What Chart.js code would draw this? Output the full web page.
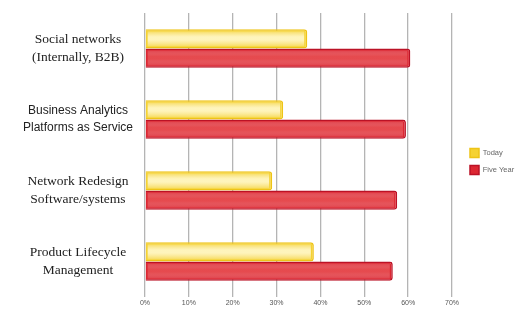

======

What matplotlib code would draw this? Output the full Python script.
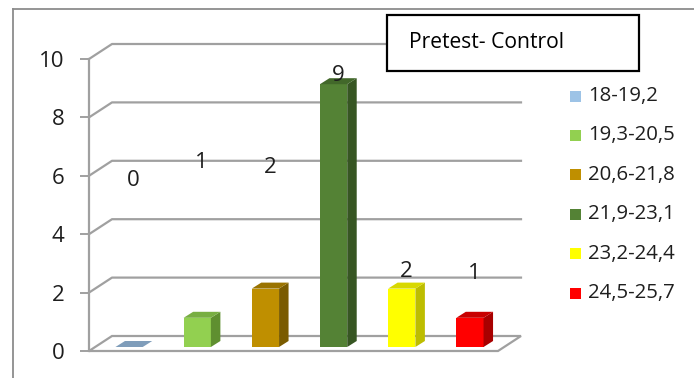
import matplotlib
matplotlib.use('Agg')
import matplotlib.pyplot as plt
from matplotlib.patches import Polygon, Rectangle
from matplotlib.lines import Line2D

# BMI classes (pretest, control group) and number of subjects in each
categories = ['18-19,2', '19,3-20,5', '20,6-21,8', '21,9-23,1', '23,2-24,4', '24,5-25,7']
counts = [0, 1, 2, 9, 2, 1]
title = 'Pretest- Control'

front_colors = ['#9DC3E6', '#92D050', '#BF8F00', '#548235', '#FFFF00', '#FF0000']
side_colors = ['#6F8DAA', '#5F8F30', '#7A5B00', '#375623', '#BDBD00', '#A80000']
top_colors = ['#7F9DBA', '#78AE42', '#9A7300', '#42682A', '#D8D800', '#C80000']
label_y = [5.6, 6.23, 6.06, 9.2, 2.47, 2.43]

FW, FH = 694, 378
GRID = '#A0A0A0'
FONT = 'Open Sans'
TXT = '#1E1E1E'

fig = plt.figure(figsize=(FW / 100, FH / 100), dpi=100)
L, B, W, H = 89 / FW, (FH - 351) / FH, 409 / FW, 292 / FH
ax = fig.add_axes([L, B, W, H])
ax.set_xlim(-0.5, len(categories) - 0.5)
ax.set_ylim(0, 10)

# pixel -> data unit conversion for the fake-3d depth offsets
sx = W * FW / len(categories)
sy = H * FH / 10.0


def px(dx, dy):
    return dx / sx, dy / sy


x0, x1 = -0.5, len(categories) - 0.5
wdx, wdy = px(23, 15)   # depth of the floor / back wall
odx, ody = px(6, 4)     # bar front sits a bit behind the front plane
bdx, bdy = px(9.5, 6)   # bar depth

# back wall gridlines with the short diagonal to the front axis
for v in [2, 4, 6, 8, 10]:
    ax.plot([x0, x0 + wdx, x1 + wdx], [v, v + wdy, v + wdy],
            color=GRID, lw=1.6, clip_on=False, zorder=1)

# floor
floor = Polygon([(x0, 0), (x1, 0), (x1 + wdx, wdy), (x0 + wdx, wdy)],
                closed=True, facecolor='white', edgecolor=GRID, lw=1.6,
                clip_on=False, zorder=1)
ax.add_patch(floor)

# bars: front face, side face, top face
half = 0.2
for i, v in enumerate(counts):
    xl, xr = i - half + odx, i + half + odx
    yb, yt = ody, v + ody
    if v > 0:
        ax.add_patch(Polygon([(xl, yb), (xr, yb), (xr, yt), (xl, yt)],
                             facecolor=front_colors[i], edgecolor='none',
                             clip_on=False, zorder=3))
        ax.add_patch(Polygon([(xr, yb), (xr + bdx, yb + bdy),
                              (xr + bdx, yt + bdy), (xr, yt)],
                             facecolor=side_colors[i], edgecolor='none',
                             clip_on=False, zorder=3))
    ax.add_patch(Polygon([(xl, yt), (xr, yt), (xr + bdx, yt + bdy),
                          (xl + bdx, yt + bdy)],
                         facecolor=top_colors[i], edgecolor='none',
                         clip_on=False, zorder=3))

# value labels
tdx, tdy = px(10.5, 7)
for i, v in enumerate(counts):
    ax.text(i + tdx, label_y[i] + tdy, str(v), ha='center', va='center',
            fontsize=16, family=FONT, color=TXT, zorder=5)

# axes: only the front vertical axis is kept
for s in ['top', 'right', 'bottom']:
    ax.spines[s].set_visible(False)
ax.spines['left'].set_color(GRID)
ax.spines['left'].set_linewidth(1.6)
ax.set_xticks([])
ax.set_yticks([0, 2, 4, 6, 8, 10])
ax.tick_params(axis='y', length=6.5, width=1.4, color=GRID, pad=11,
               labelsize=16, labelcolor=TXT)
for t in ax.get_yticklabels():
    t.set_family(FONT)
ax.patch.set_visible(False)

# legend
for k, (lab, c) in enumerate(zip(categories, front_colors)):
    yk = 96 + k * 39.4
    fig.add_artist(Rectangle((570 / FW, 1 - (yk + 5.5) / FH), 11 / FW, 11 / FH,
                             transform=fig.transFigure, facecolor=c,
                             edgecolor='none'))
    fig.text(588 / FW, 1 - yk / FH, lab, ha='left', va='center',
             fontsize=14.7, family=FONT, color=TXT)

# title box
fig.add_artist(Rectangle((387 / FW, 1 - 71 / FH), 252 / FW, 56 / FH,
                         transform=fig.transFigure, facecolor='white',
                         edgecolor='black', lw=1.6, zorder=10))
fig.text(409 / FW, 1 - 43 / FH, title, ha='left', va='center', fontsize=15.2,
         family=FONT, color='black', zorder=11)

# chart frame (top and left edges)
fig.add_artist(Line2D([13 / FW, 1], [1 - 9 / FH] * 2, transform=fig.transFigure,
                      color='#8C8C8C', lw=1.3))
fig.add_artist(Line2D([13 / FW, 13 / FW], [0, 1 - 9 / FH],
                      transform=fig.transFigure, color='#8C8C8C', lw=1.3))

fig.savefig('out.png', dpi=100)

======

Instruction: Starting at the line containing "What matplotlib code" and ending at the line containing "color=GRID, lw=1.6, clip_on=False, zorder=1)", copy those lines exactly, both included, and nothing more. Leave out any picture.

Exercise result:
What matplotlib code would draw this? Output the full Python script.
import matplotlib
matplotlib.use('Agg')
import matplotlib.pyplot as plt
from matplotlib.patches import Polygon, Rectangle
from matplotlib.lines import Line2D

# BMI classes (pretest, control group) and number of subjects in each
categories = ['18-19,2', '19,3-20,5', '20,6-21,8', '21,9-23,1', '23,2-24,4', '24,5-25,7']
counts = [0, 1, 2, 9, 2, 1]
title = 'Pretest- Control'

front_colors = ['#9DC3E6', '#92D050', '#BF8F00', '#548235', '#FFFF00', '#FF0000']
side_colors = ['#6F8DAA', '#5F8F30', '#7A5B00', '#375623', '#BDBD00', '#A80000']
top_colors = ['#7F9DBA', '#78AE42', '#9A7300', '#42682A', '#D8D800', '#C80000']
label_y = [5.6, 6.23, 6.06, 9.2, 2.47, 2.43]

FW, FH = 694, 378
GRID = '#A0A0A0'
FONT = 'Open Sans'
TXT = '#1E1E1E'

fig = plt.figure(figsize=(FW / 100, FH / 100), dpi=100)
L, B, W, H = 89 / FW, (FH - 351) / FH, 409 / FW, 292 / FH
ax = fig.add_axes([L, B, W, H])
ax.set_xlim(-0.5, len(categories) - 0.5)
ax.set_ylim(0, 10)

# pixel -> data unit conversion for the fake-3d depth offsets
sx = W * FW / len(categories)
sy = H * FH / 10.0


def px(dx, dy):
    return dx / sx, dy / sy


x0, x1 = -0.5, len(categories) - 0.5
wdx, wdy = px(23, 15)   # depth of the floor / back wall
odx, ody = px(6, 4)     # bar front sits a bit behind the front plane
bdx, bdy = px(9.5, 6)   # bar depth

# back wall gridlines with the short diagonal to the front axis
for v in [2, 4, 6, 8, 10]:
    ax.plot([x0, x0 + wdx, x1 + wdx], [v, v + wdy, v + wdy],
            color=GRID, lw=1.6, clip_on=False, zorder=1)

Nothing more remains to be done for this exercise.